The set-up admittedly lacks the sense of wonder captured in the original. But when our 1D characters first step into the park’s 3D, CG world, there’s a real nostalgic joy in seeing the park itself in action; especially when John Williams’ original score starts teasing its way down your ear canal.
There’s even more fun to be had in the gags about Sea World, consumer excess and the intriguing parallels the film raises between the operations of the park and the workings of the film and entertainment industry. Or in just having a tongue in cheek game of “spot the product placement” (Which is James Bond-level easy). However, it’s when Pratt’s Owen Grady is introduced that things really start to get interesting.
The Jurassic Park films are at their best when they stick to what they’re good at: Letting rabid dinosaurs on the loose, ready to wreak havoc.

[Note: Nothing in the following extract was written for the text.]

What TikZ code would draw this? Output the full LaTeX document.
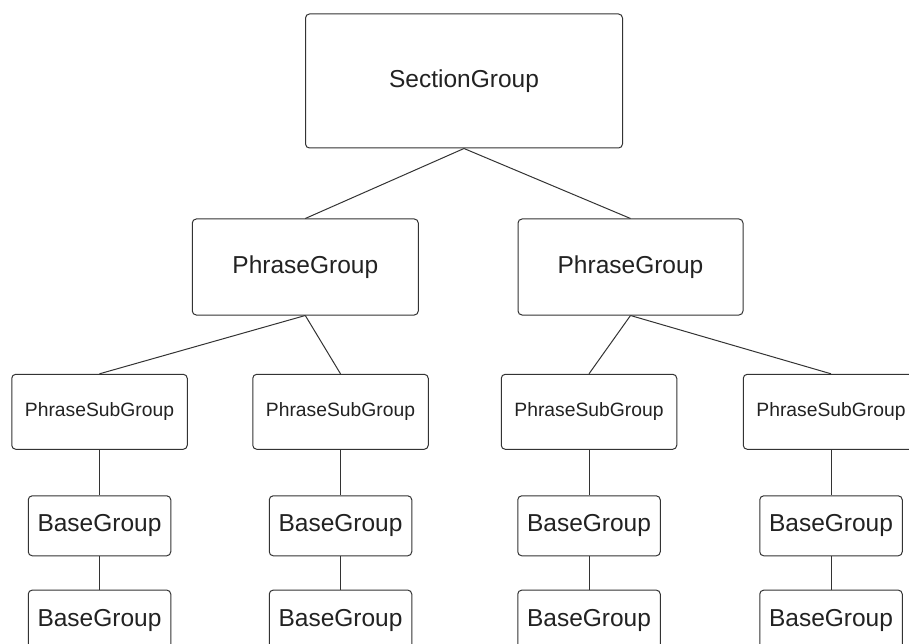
\documentclass[tikz,border=0pt]{standalone}
\usepackage{fontspec}
\setmainfont{Liberation Sans}
\usepackage{tikz}
\usetikzlibrary{positioning}
\definecolor{boxline}{HTML}{333333}
\definecolor{boxtext}{HTML}{222222}
\tikzset{>=latex}

\begin{document}
\begin{tikzpicture}[x=1pt, y=-1pt]
        % sec = section group, pg = phrase group, psg = phrase sub group, bg = base group
        \tikzstyle{every node}=[draw=boxline, line width=1pt, rounded corners=4pt, text=boxtext, inner sep=0pt]
        \tikzstyle{link}=[boxline, line width=1pt]
        \tikzstyle{big}=[font=\fontsize{24.5}{28}\selectfont]
        \tikzstyle{small}=[font=\fontsize{19.3}{22}\selectfont, minimum width=175.5pt, minimum height=75pt]
        \tikzstyle{base}=[big, minimum width=142.5pt, minimum height=60pt]
        \useasboundingbox (0,0) rectangle (909,644);

        \node[big, minimum width=317pt, minimum height=134pt] (sec) at (464,81) {SectionGroup};

        \node[big, minimum width=226pt, minimum height=96pt] (pgL) at (305.3,267) {PhraseGroup};
        \node[big, minimum width=225pt, minimum height=96pt] (pgR) at (630.5,267) {PhraseGroup};
        \draw[link] (sec.south) -- (pgL.north);
        \draw[link] (sec.south) -- (pgR.north);

        \node[small] (psgA) at (99.5,411.8) {PhraseSubGroup};
        \node[small] (psgB) at (340.5,411.8) {PhraseSubGroup};
        \node[small] (psgC) at (589,411.8) {PhraseSubGroup};
        \node[small] (psgD) at (831,411.8) {PhraseSubGroup};
        \draw[link] (pgL.south) -- (psgA.north);
        \draw[link] (pgL.south) -- (psgB.north);
        \draw[link] (pgR.south) -- (psgC.north);
        \draw[link] (pgR.south) -- (psgD.north);

        \foreach \col in {A,B,C,D}{
                \node[base, below=45.5pt of psg\col] (bg\col) {BaseGroup};
                \node[base, below=33.3pt of bg\col] (bbg\col) {BaseGroup};
                \draw[link] (psg\col.south) -- (bg\col.north);
                \draw[link] (bg\col.south) -- (bbg\col.north);
        }

        %\draw[->, red, dashed] (bgA.east) to (bgB.west);
\end{tikzpicture}
\end{document}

And with Jurassic World, it really is all “Bigger, louder and more teeth.”
Swooping cinematography sucks the awe out of many of the large-scale effects sequences, but the film is familiarly inventive in its set pieces and director Colin Trevorrow handles his suspense properly; by playing with plot ideas and rationing mega-moments – the latter of which is seldom seen in the age of the epic battle blockbuster.
The film’s CGI is a marmite matter; but let’s face it, in the modern age, Jurassic World wasn’t ever going to achieve the awe-inspiring impact of the original, and we shouldn’t expect it to, either. The Pterosaur attack scene, for example, looks more Birdemic than The Birds, but that’s not to say that the effects work here is low quality; it’s merely that the lack of restraint, real sets and the ‘anything-goes’ mentality in modern CG film favours “WOAH-did-you-see-that?!” over “WOAH-it-looks-so-real”. This means that spatial hiccups and questionable physics should be expected and accepted, right? After all, this is ultimately an entertainment film. And if you and your kids are seeking thrills, spills, popcorn and nostalgia, Jurassic World shouldn’t leave you disappointed.